* **Your objective**:
Where the word "Give" occurs in a line, return that line.

* **Records supplied**:
━━━━━━

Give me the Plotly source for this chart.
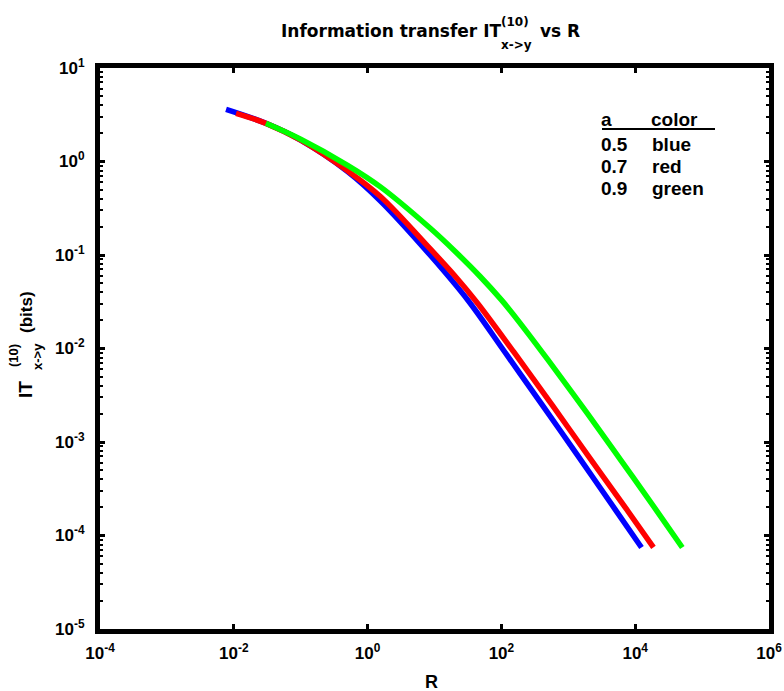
import plotly.graph_objects as go

# Information transfer curves for three values of the parameter a
a_values = [0.5, 0.7, 0.9]
color_names = ["blue", "red", "green"]
line_colors = ["#0000FF", "#FF0000", "#00FF00"]

R_a05 = [0.00766, 0.0302, 0.1, 0.502, 1.556, 8.65, 31.8, 113, 417, 1337, 4920, 12420]
IT_a05 = [3.61, 2.56, 1.69, 0.780, 0.378, 0.0993, 0.0326, 0.00912, 0.00243, 0.000741, 0.000194, 0.0000745]

R_a07 = [0.0108, 0.0302, 0.1, 0.502, 1.556, 8.65, 19.95, 43.4, 154, 586, 1950, 7413, 18750]
IT_a07 = [3.27, 2.56, 1.69, 0.794, 0.422, 0.116, 0.0603, 0.0309, 0.00912, 0.00243, 0.000724, 0.000191, 0.0000745]

R_a09 = [0.0302, 0.1, 0.502, 1.556, 8.65, 20.4, 48.1, 100, 134, 251, 494, 1950, 6470, 20750, 50600]
IT_a09 = [2.56, 1.73, 0.910, 0.535, 0.193, 0.109, 0.0589, 0.0331, 0.0257, 0.01445, 0.00759, 0.002, 0.000603, 0.000186, 0.0000745]

x_tick_exps = [-4, -2, 0, 2, 4, 6]
y_tick_exps = [-5, -4, -3, -2, -1, 0, 1]

series = [(R_a05, IT_a05), (R_a07, IT_a07), (R_a09, IT_a09)]

# canvas and plot-area geometry (pixels)
W, H = 784, 691
ML, MR, MT, MB = 100, 15, 68, 62
PW, PH = W - ML - MR, H - MT - MB
FONT = "Liberation Sans, Arial, sans-serif"
TFONT = "DejaVu Sans, Verdana, sans-serif"


def px(x):
    return (x - ML) / PW


def py(y):
    return (H - MB - y) / PH


fig = go.Figure()
for (r, it), col in zip(series, line_colors):
    fig.add_trace(go.Scatter(x=r, y=it, mode="lines",
                             line=dict(color=col, width=5.5, shape="spline", smoothing=1.0),
                             showlegend=False, hoverinfo="skip"))

axis_common = dict(
    type="log", showgrid=False, zeroline=False, automargin=False,
    showline=True, linecolor="black", linewidth=5, mirror="allticks",
    ticks="inside", tickcolor="black", tickwidth=3, ticklen=5,
    tickfont=dict(family=FONT, size=17, color="black"),
)

fig.update_xaxes(
    range=[-4, 6], tickmode="array",
    tickvals=[10.0 ** e for e in x_tick_exps],
    ticktext=[f"<b>10<sup>{e}</sup></b>" for e in x_tick_exps],
    ticklabelstandoff=5,
    **axis_common,
)
fig.update_yaxes(
    range=[-5, 1], tickmode="array",
    tickvals=[10.0 ** e for e in y_tick_exps],
    ticktext=[f"<b>10<sup>{e}</sup></b>" for e in y_tick_exps],
    ticklabelstandoff=7,
    minor=dict(ticks="inside", ticklen=3, tickwidth=2, tickcolor="black",
               dtick="D1", showgrid=False),
    **axis_common,
)

ann = []


def text(x, y, s, size=17, xanchor="center", angle=0, family=FONT):
    ann.append(dict(x=px(x), y=py(y), xref="paper", yref="paper",
                    text=s, showarrow=False, xanchor=xanchor, yanchor="middle",
                    textangle=angle,
                    font=dict(family=family, size=size, color="black")))


# title with stacked super/subscript
text(279, 31, "<b>Information transfer IT</b>", 17, "left", family=TFONT)
text(499, 22, "<b>(10)</b>", 12, "left", family=TFONT)
text(499, 45, "<b>x->y</b>", 12, "left", family=TFONT)
text(538, 31, "<b>vs R</b>", 17, "left", family=TFONT)

# y-axis title, rotated
text(25, 390, "<b>IT</b>", 19, "center", -90)
text(13, 356, "<b>(10)</b>", 13, "center", -90)
text(37, 357, "<b>x->y</b>", 13, "center", -90)
text(26, 312, "<b>(bits)</b>", 17, "center", -90)

# x-axis title
text(431, 682, "<b>R</b>", 18)

# parameter table
text(599, 119, "<b>a</b>", 19, "left")
text(649, 119, "<b>color</b>", 19, "left")
for i, (a, name) in enumerate(zip(a_values, color_names)):
    yrow = 145 + i * 21.5
    text(599, yrow, f"<b>{a}</b>", 19, "left")
    text(650, yrow, f"<b>{name}</b>", 19, "left")

fig.update_layout(
    width=W, height=H,
    margin=dict(l=ML, r=MR, t=MT, b=MB, autoexpand=False),
    paper_bgcolor="white", plot_bgcolor="white",
    annotations=ann,
    shapes=[dict(type="line", xref="paper", yref="paper",
                 x0=px(602), x1=px(715), y0=py(129), y1=py(129),
                 line=dict(color="black", width=2))],
)

fig.write_html("out.html")
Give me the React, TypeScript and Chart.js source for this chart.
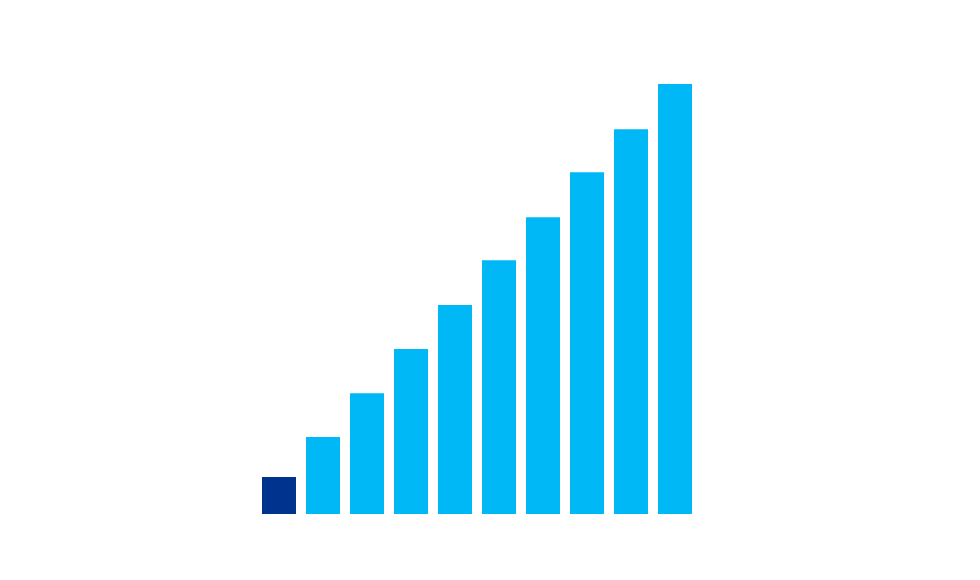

━━━━━━

* **Exercise result**:
Give me the Plotly source for this chart.
Give me the React, TypeScript and Chart.js source for this chart.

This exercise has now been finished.